The initial impact of your presentation, especially the first impression, can be the difference between turning a sale or allowing the click to pass you by. Most webmasters have taken that message to heart when advertising their primary websites with the flashy tours and dazzling graphics, but the same care needs to filter down to all your products.
Unfortunately, lack of care is evident in the application of so-called free sites, link lists and TGP systems that seem to overflow and crowd the Internet. How many times have you seen the old one liner, "16 images of whoopee happening over here?" That's not exactly a good example of a glitzy and glamorous upsell.
With the popularity of video-on-demand, pay-per-view and pay-per-click programs on the upswing, it's amazing that this "slap-it-up-and-let-it-rip" mentality not only persists, but permeates the per-item sale market. How many of these assumed excellent products are bypassed simply because nothing caught the surfer's eye because it mixed in with everything else?
Many webmasters suggest saying as little as possible and letting the natural flow of curiosity on the part of the surfer do the work for you. While that path does merit consideration, it does not necessarily merit industry-wide application.
Take, for example, any niche market, which by its very definition suggests a core audience, a targeted audience. Curiosity seekers already are drawn to the subject matter; there's nothing to be gained by poorly defined offerings that they blindly click on in the hopes of finding something that trips their trigger.
That point is amplified when you are dealing with pay-per-item products. The last thing you want is a potential new customer buying an item blindly that he or she has no interest in. They're going to feel like they wasted their cash and head back to familiar ground, and you will be left with a single sale and a greatly reduced chance of repeat business, not to mention the possibility of a charge back. Not exactly the best way to foster a loyal customer base.

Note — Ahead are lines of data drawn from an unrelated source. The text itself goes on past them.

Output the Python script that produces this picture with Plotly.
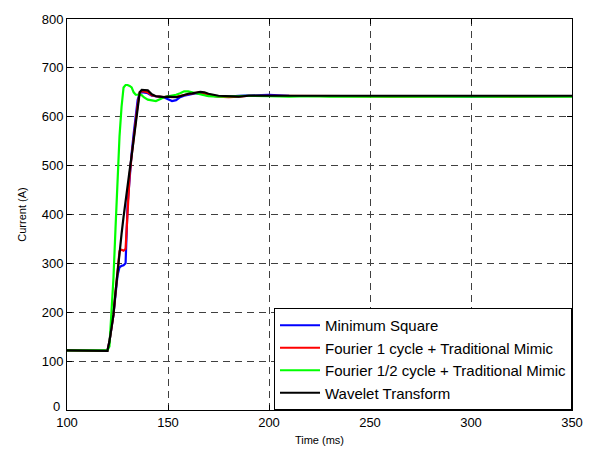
import plotly.graph_objects as go

# Time axis (ms)
time_ms = [100, 120, 121, 122, 123, 124, 125, 126, 127, 128, 129, 130, 131, 132, 133, 134,
           135, 136, 137, 138, 140, 142, 144, 146, 148, 150, 152, 154, 156, 158, 160, 162,
           164, 166, 168, 170, 175, 180, 185, 190, 195, 200, 210, 220, 230, 240, 260, 280,
           300, 320, 340, 350]

minimum_square = [122, 121, 140, 165, 195, 235, 275, 292, 295, 296, 300, 420, 480, 525, 565, 600,
                  635, 648, 650, 650, 648, 643, 642, 642, 640, 636, 632, 634, 640, 643, 645, 647,
                  648, 647, 645, 643, 642, 641, 643, 644, 645, 645, 643, 643, 642, 642, 642, 642,
                  641, 642, 642, 642]

fourier_1 = [122, 121, 140, 165, 195, 240, 290, 325, 328, 326, 330, 420, 480, 520, 560, 590,
             625, 650, 652, 652, 650, 644, 642, 641, 640, 641, 640, 641, 643, 645, 647, 648,
             649, 650, 648, 644, 641, 640, 641, 643, 643, 643, 642, 642, 643, 642, 641, 642,
             642, 641, 642, 642]

fourier_half = [122, 122, 130, 190, 270, 370, 470, 560, 620, 660, 665, 665, 663, 660, 650, 645,
                645, 646, 644, 640, 635, 633, 632, 636, 640, 642, 643, 645, 648, 652, 652, 650,
                648, 645, 643, 642, 641, 641, 642, 643, 642, 642, 641, 642, 641, 641, 642, 641,
                641, 642, 641, 641]

wavelet = [122, 121, 140, 170, 195, 240, 285, 320, 360, 395, 430, 465, 490, 520, 555, 585,
           620, 650, 655, 655, 654, 646, 642, 641, 640, 641, 640, 640, 642, 645, 647, 648,
           650, 651, 650, 647, 643, 642, 641, 643, 643, 644, 643, 643, 643, 643, 643, 643,
           643, 643, 643, 643]

x_ticks = [100, 150, 200, 250, 300, 350]
y_ticks = [100, 200, 300, 400, 500, 600, 700, 800]

series = [
    ("Minimum Square", minimum_square, "#0000ff"),
    ("Fourier 1 cycle + Traditional Mimic", fourier_1, "#ff0000"),
    ("Fourier 1/2 cycle + Traditional Mimic", fourier_half, "#00ff00"),
    ("Wavelet Transform", wavelet, "#000000"),
]

FONT = "Arial, Liberation Sans, sans-serif"

fig = go.Figure()
for name, vals, color in series:
    fig.add_trace(go.Scatter(x=time_ms, y=vals, mode="lines", name=name,
                             line=dict(color=color, width=2.2)))

axis_common = dict(
    showline=True, linecolor="black", linewidth=1, mirror="ticks",
    ticks="inside", ticklen=5, tickcolor="black",
    showgrid=True, gridcolor="#404040", gridwidth=1, griddash="7px,5px",
    zeroline=False,
    tickfont=dict(family=FONT, size=13, color="black"),
)

fig.update_layout(
    width=595, height=456,
    margin=dict(l=67, r=21, t=13, b=44),
    paper_bgcolor="white", plot_bgcolor="white",
    font=dict(family=FONT, color="black"),
    xaxis=dict(range=[100, 350], tickvals=x_ticks,
               title=dict(text="Time (ms)", font=dict(size=11), standoff=7), **axis_common),
    yaxis=dict(range=[0, 800], tickvals=y_ticks,
               title=dict(text="Current (A)", font=dict(size=11), standoff=12), **axis_common),
    legend=dict(x=1, y=0, xanchor="right", yanchor="bottom",
                bgcolor="white", bordercolor="black", borderwidth=1,
                font=dict(size=15, family=FONT),
                tracegroupgap=0, itemwidth=40),
    showlegend=True,
)

# MATLAB places the "0" label slightly above the corner
fig.add_annotation(x=0, xref="paper", y=0, yref="y", text="0", showarrow=False,
                   xanchor="right", yanchor="middle", xshift=-5, yshift=4,
                   font=dict(family=FONT, size=13, color="black"))

fig.write_html("out.html")
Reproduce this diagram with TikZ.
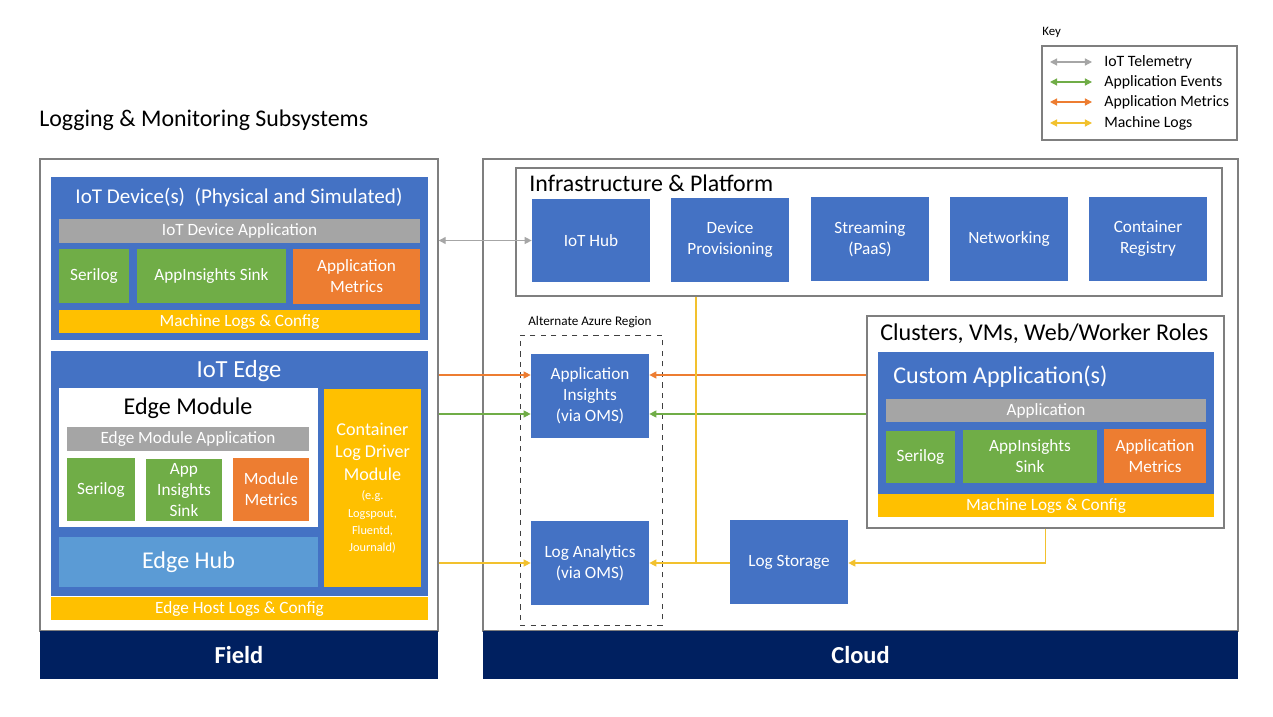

There is something to be said for pre-qualifying your product, and the best way to do that is by beefing up the presentation. If you are using an image, take a cue from the mainstream commercial market and put your best foot forward. Use a clean, sharp image that is representative of the content surfers will find once the hit that "buy" link. Any text used should be descriptive of the actual content involved, and not like every other advertisement text on the page.
Obviously, the page itself should be pleasing to the eye – leave the jumbled mass of links to the free sites. In short, take the same care in building your presentations as you would for a premium-site tour page.
Yes, perhaps you may lose a few curiosity clicks by pre-qualifying your materials; but realistically, those buyers weren't interested in your offer to begin with, they just didn't know it. What you will wind up with are interested buyers, and assuming you are offering a quality product to begin with, repeat customers. Every webmaster is focused on repeat sales, or at least they should be. You want to develop a loyal following, people who will want to return to your sales page because they received what you advertised and it was their cup of tea.
Developing a satisfied and loyal customer base is what it's all about. It is the basics of why we're in this industry to begin with. A newer breed of savvy users is all over the Internet. One-line grab bags or shoddy presentations aren't luring this kind of customer in anymore. They're looking for quality of substance; they want to feel that their money was well spent. If you want to grab the attention of this type of surfer, you need to do a heck of a lot more than, "16 images of whoopee happening over here."